All available material by MSU-affiliated authors will be collected.

 

 

  1. Collection parameters

 

  1. Types of materials and formats: monographs and serials are to be supplemented as needed by indexes, bibliographies, maps, films (documentary and feature), and links to electronic resources. U.S. and international government documents are a key resource, but most are collected by that department.

 

  1. As noted above, collection efforts focus on the more theoretical and policy-making aspects of recent and current efforts of developing countries, and the results.

 

  1. Most collecting will be of materials in English, with other languages represented as necessary, usually in connection with foreign publication and/or area studies.

 

  1. Finding and using materials sources overseas is an important part of collection management, for reasons of relevance, availability, and economy.

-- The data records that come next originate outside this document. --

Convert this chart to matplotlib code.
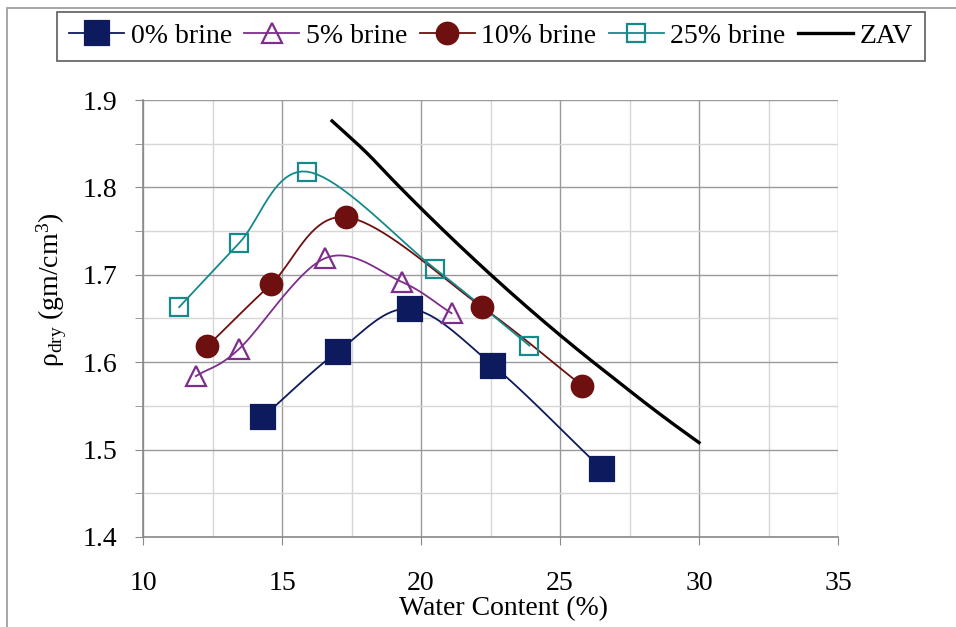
import numpy as np
import matplotlib
matplotlib.use("Agg")
import matplotlib.pyplot as plt
from matplotlib.patches import Rectangle
from matplotlib.ticker import MultipleLocator

plt.rcParams['font.family'] = ['Liberation Serif', 'DejaVu Serif']
plt.rcParams['mathtext.fontset'] = 'custom'
plt.rcParams['mathtext.rm'] = 'Liberation Serif'
plt.rcParams['mathtext.it'] = 'Liberation Serif:italic'

# ---- data ----
w_0 = [14.3, 17.0, 19.6, 22.6, 26.5]
rho_0 = [1.537, 1.612, 1.661, 1.596, 1.478]

w_5 = [11.9, 13.45, 16.55, 19.3, 21.1]
rho_5 = [1.584, 1.615, 1.719, 1.692, 1.656]

w_10 = [12.3, 14.6, 17.3, 22.2, 25.8]
rho_10 = [1.618, 1.689, 1.766, 1.663, 1.573]

w_25 = [11.3, 13.45, 15.9, 20.5, 23.9]
rho_25 = [1.663, 1.736, 1.818, 1.707, 1.619]

w_zav = [16.8, 18, 19, 20, 21, 22, 23, 24, 25, 26, 27, 28, 29, 30]
rho_zav = [1.876, 1.841, 1.808, 1.776, 1.745, 1.715, 1.686, 1.658, 1.631,
           1.605, 1.580, 1.555, 1.531, 1.508]

labels = ['0% brine', '5% brine', '10% brine', '25% brine', 'ZAV']
x_ticks = [10, 15, 20, 25, 30, 35]
y_ticks = [1.4, 1.5, 1.6, 1.7, 1.8, 1.9]

FS = 20


def smooth(x, y, n=20):
    """Catmull-Rom style smoothing (Excel 'smoothed line')."""
    x = np.asarray(x, float)
    y = np.asarray(y, float)
    if len(x) < 3:
        return x, y
    P = np.column_stack([x, y])
    P = np.vstack([P[0] - (P[1] - P[0]), P, P[-1] + (P[-1] - P[-2])])
    out = []
    for i in range(1, len(P) - 2):
        p0, p1, p2, p3 = P[i - 1], P[i], P[i + 1], P[i + 2]
        c1 = p1 + (p2 - p0) / 6.0
        c2 = p2 - (p3 - p1) / 6.0
        t = np.linspace(0, 1, n, endpoint=(i == len(P) - 3))[:, None]
        seg = ((1 - t) ** 3) * p1 + 3 * ((1 - t) ** 2) * t * c1 + 3 * (1 - t) * t ** 2 * c2 + t ** 3 * p2
        out.append(seg)
    out = np.vstack(out)
    return out[:, 0], out[:, 1]


fig = plt.figure(figsize=(9.56, 6.27), dpi=100)
fig.patch.set_facecolor('white')
# outer chart border (cropped at right / bottom)
fig.add_artist(Rectangle((7 / 956, -0.1), 1.2, 1 - 8 / 627 + 0.1, transform=fig.transFigure,
                         fill=False, edgecolor='#a0a0a0', linewidth=1.3))

ax = fig.add_axes([143 / 956, 1 - 537 / 627, (838 - 143) / 956, (537 - 100) / 627])
ax.set_xlim(10, 35)
ax.set_ylim(1.4, 1.9)
ax.set_xticks(x_ticks)
ax.set_yticks(y_ticks)
ax.set_yticklabels([f'{v:.1f}' for v in y_ticks])
ax.xaxis.set_minor_locator(MultipleLocator(2.5))
ax.yaxis.set_minor_locator(MultipleLocator(0.05))
ax.grid(which='major', color='#9a9a9a', linewidth=1.0)
ax.grid(which='minor', color='#d6d6d6', linewidth=1.0)
ax.set_axisbelow(True)
for s in ['top', 'right']:
    ax.spines[s].set_visible(False)
for s in ['left', 'bottom']:
    ax.spines[s].set_color('#8a8a8a')
    ax.spines[s].set_linewidth(1.2)
ax.tick_params(axis='both', which='both', direction='out', color='#8a8a8a', labelsize=FS)
ax.tick_params(axis='y', which='major', length=6, pad=12.7)
ax.tick_params(axis='y', which='minor', length=6)
ax.tick_params(axis='x', which='major', length=6, pad=18.5)
ax.tick_params(axis='x', which='minor', length=0)

series = [
    (w_0, rho_0, '#0e1a5e', 's', 17, True),
    (w_5, rho_5, '#7d2e8c', '^', 14, False),
    (w_10, rho_10, '#6e0f10', 'o', 15.5, True),
    (w_25, rho_25, '#16898a', 's', 13, False),
]
handles = []
for (x, y, c, m, ms, filled), lab in zip(series, labels[:4]):
    xs, ys = smooth(x, y)
    ax.plot(xs, ys, color=c, linewidth=1.3, zorder=3)
    ax.plot(x, y, linestyle='none', marker=m, markersize=ms,
            markerfacecolor=c if filled else 'none', markeredgecolor=c,
            markeredgewidth=1.6, zorder=4)
    h, = ax.plot([], [], color=c, linewidth=1.3, marker=m, markersize=ms,
                 markerfacecolor=c if filled else 'none', markeredgecolor=c,
                 markeredgewidth=1.6, label=lab)
    handles.append(h)

xs, ys = smooth(w_zav, rho_zav)
hz, = ax.plot(xs, ys, color='black', linewidth=2.4, zorder=3, label=labels[4])
handles.append(hz)

leg = fig.legend(handles=handles, labels=labels, loc='upper center', ncol=5,
                 bbox_to_anchor=(491 / 956, 1 - 12 / 627), fontsize=FS, frameon=True,
                 fancybox=False, edgecolor='#333333', handlelength=1.98, handletextpad=0.25,
                 columnspacing=0.43, borderpad=0.42, borderaxespad=0)
leg.get_frame().set_linewidth(1.2)

fig.text(503 / 956, 1 - 615 / 627, 'Water Content (%)', ha='center', va='baseline', fontsize=FS)
fig.text(52 / 956, 1 - 290 / 627, r'ρ$_{\mathrm{dry}}$ (gm/cm$^{3}$)', rotation=90,
         ha='center', va='center', fontsize=FS)

fig.savefig('out.png', dpi=100)
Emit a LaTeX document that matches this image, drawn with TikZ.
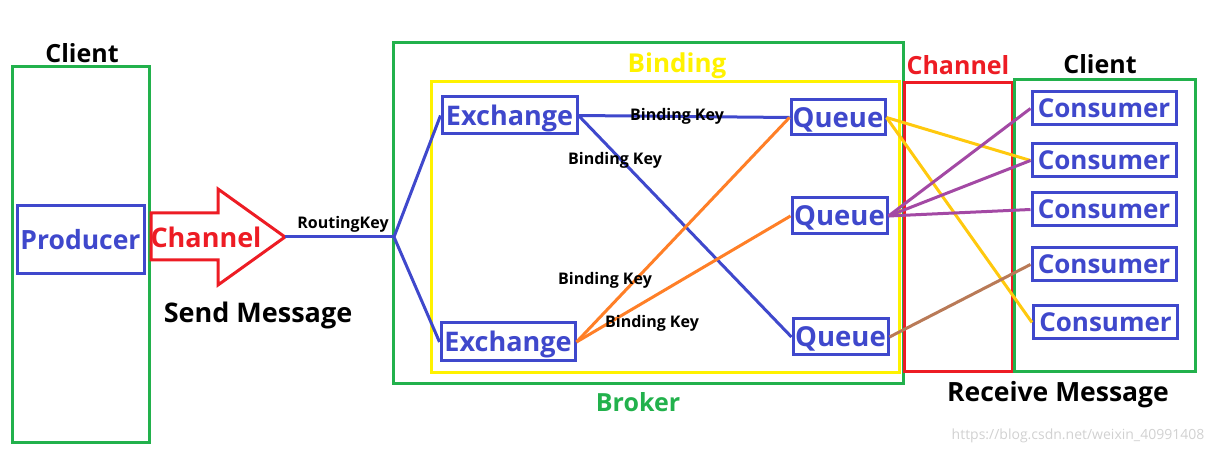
\documentclass[tikz,border=0pt]{standalone}
\usepackage{fontspec}
\setmainfont{Open Sans}
\definecolor{pblue}{RGB}{63,72,204}
\definecolor{pgreen}{RGB}{34,177,76}
\definecolor{pred}{RGB}{237,28,36}
\definecolor{pyellow}{RGB}{255,242,0}
\definecolor{porange}{RGB}{255,127,39}
\definecolor{pgold}{RGB}{255,201,14}
\definecolor{ppurple}{RGB}{163,73,164}
\definecolor{pbrown}{RGB}{185,122,87}
\begin{document}
\begin{tikzpicture}[x=1pt,y=-1pt,
  fsz/.style={font=\bfseries\fontsize{#1}{#1}\selectfont},
  frame/.style={draw, line width=3pt, inner sep=0pt, anchor=center},
  elem/.style={frame, draw=pblue, text=pblue, fill=white, text depth=0pt},
  conn/.style={line width=3pt},
  lbl/.style={inner sep=0pt, text depth=0pt},
  small/.style={fsz=16, inner sep=0pt, text height=11.4pt, text depth=0pt}]
\useasboundingbox (0,0) rectangle (1224,454);
% big frames
\node[frame, draw=pgreen, minimum width=137pt, minimum height=375pt] (clientL) at (80.5,254.5) {};
\node[frame, draw=pgreen, minimum width=510pt, minimum height=340pt] (broker) at (648,213) {};
\node[frame, draw=pyellow, minimum width=468pt, minimum height=291pt] (binding) at (665,227.5) {};
\node[frame, draw=pred, minimum width=108pt, minimum height=289pt] (channelR) at (958,227.5) {};
\node[frame, draw=pgreen, minimum width=181pt, minimum height=292pt] (clientR) at (1104.5,226) {};
% titles
\node[lbl, fsz=25, text height=17.9pt] (tClientL) at (82,54) {Client};
\node[lbl, fsz=26, text height=18.6pt, text=pyellow] (tBinding) at (677,63) {Binding};
\node[lbl, fsz=25, text height=17.9pt, text=pgreen] (tBroker) at (638,403) {Broker};
\node[lbl, fsz=25, text height=17.9pt, text=pred] (tChannelR) at (958,66) {Channel};
\node[lbl, fsz=25, text height=17.9pt] (tClientR) at (1100,65) {Client};
\node[lbl, fsz=27, text height=19.3pt] (tSend) at (258,313) {Send Message};
\node[lbl, fsz=26.5, text height=18.9pt] (tRecv) at (1058,392) {Receive Message};
% producer and channel arrow
\node[elem, fsz=26.5, text height=18.9pt, minimum width=127pt, minimum height=68pt] (prod) at (80.5,240) {Producer};
\draw[pred, line width=3pt, line join=miter] (151,213) -- (218,213) -- (218,189) -- (285,237) -- (218,285) -- (218,260) -- (151,260) -- cycle;
\coordinate (tip) at (285,237);
\node[lbl, fsz=27, text height=19.3pt, text=pred] (tChan) at (206,238) {Channel};
% exchanges, queues, consumers
\node[elem, fsz=27, text height=19.3pt, minimum width=135pt, minimum height=37pt] (ex1) at (509.5,115.5) {Exchange};
\node[elem, fsz=27, text height=19.3pt, minimum width=134pt, minimum height=38pt] (ex2) at (508,342) {Exchange};
\begin{scope}[every node/.append style={fsz=27.5, text height=19.6pt}]
\node[elem, minimum width=94pt, minimum height=35pt] (q1) at (838,117.5) {Queue};
\node[elem, minimum width=95pt, minimum height=36pt] (q2) at (839.5,216) {Queue};
\node[elem, minimum width=95pt, minimum height=36pt] (q3) at (840.5,337) {Queue};
\end{scope}
\begin{scope}[every node/.append style={minimum width=144pt, minimum height=33pt, fsz=26, text height=18.6pt}]
\node[elem] (c1) at (1104,108.5) {Consumer};
\node[elem] (c2) at (1104,160.5) {Consumer};
\node[elem] (c3) at (1104,209.5) {Consumer};
\node[elem] (c4) at (1104,264.5) {Consumer};
\node[elem] (c5) at (1105.5,322.5) {Consumer};
\end{scope}
% routing
\coordinate (split) at (394,237);
\draw[conn, pblue] (tip) -- (split);
\draw[conn, pblue] (split) -- (ex1.west);
\draw[conn, pblue] (split) -- (ex2.west);
\node[small] (rk) at (343,223) {RoutingKey};
% bindings
\draw[conn, pblue] (ex1.east) -- (q1.west);
\draw[conn, pblue] (ex1.east) -- (q3.west);
\draw[conn, porange] (ex2.east) -- (q1.west);
\draw[conn, porange] (ex2.east) -- (q2.west);
\node[small] (bk1) at (677,115) {Binding Key};
\node[small] (bk2) at (615,159) {Binding Key};
\node[small] (bk3) at (605,279) {Binding Key};
\node[small] (bk4) at (652,322) {Binding Key};
% deliveries
\draw[conn, pgold] (q1.east) -- (c2.west);
\draw[conn, pgold] (q1.east) -- (c5.west);
\draw[conn, ppurple] (q2.east) -- (c1.west);
\draw[conn, ppurple] (q2.east) -- (c2.west);
\draw[conn, ppurple] (q2.east) -- (c3.west);
\draw[conn, pbrown] (q3.east) -- (c4.west);
% watermark
\node[font=\fontsize{14}{16}\selectfont, text=black!18, inner sep=0pt] (wm) at (1078,436) {https://blog.csdn.net/weixin\_40991408};
\end{tikzpicture}
\end{document}
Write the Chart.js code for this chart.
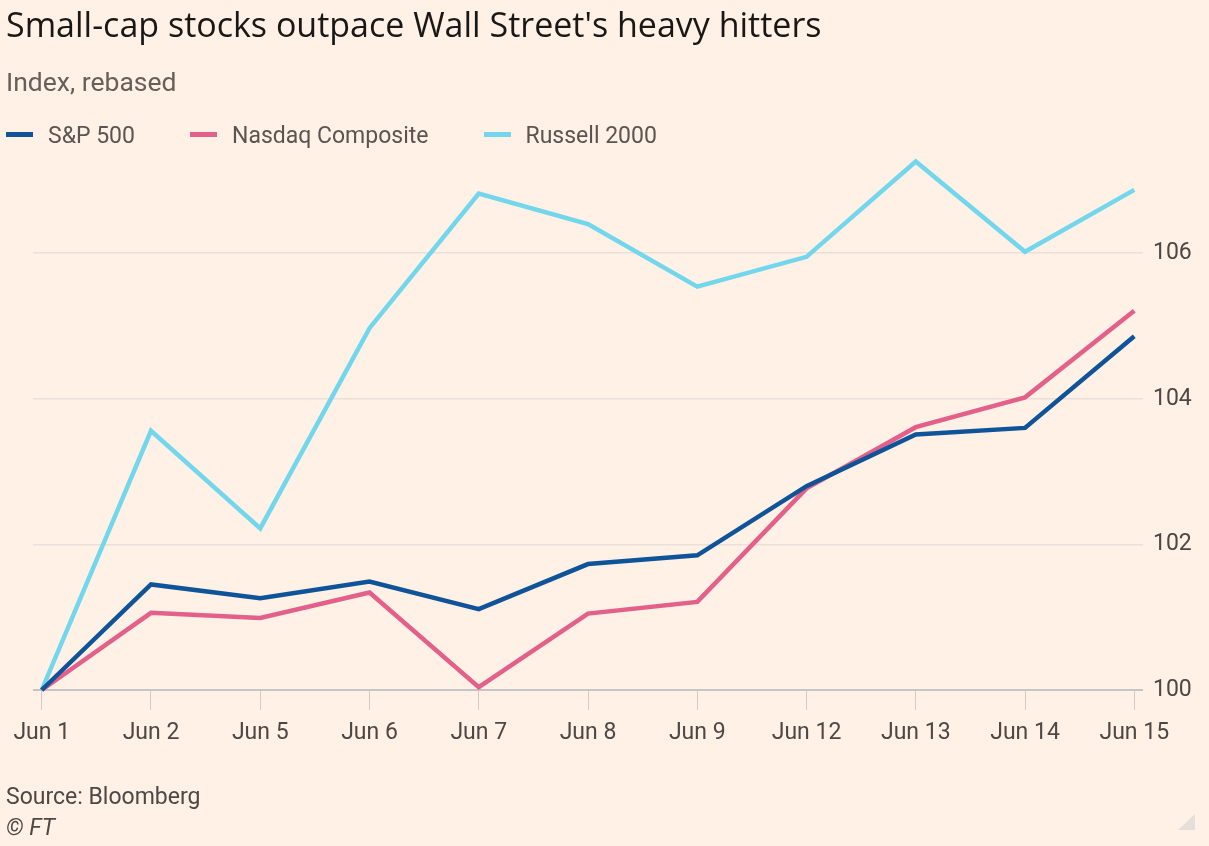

Buying and networking trips have been important in the past, but may be less so in the future as more material becomes available through increased foreign dealer capability and/or in electronic form. Capable book dealers in places like India, Singapore, Africa, etc. routinely make useful resources in English available through their catalogs.

 

  1. Levels of collection intensity

 

Given the historical strength of the collection, the overall goal should be Level 4. Much relevant material will come in as area studies, and their designated levels will apply.

 

The major focus in terms of LC classification will be the HC range, especially HC59.7-60, with an important range also in HD 79-88. However, almost any social science or humanities subject may be relevant to this interdisciplinary field.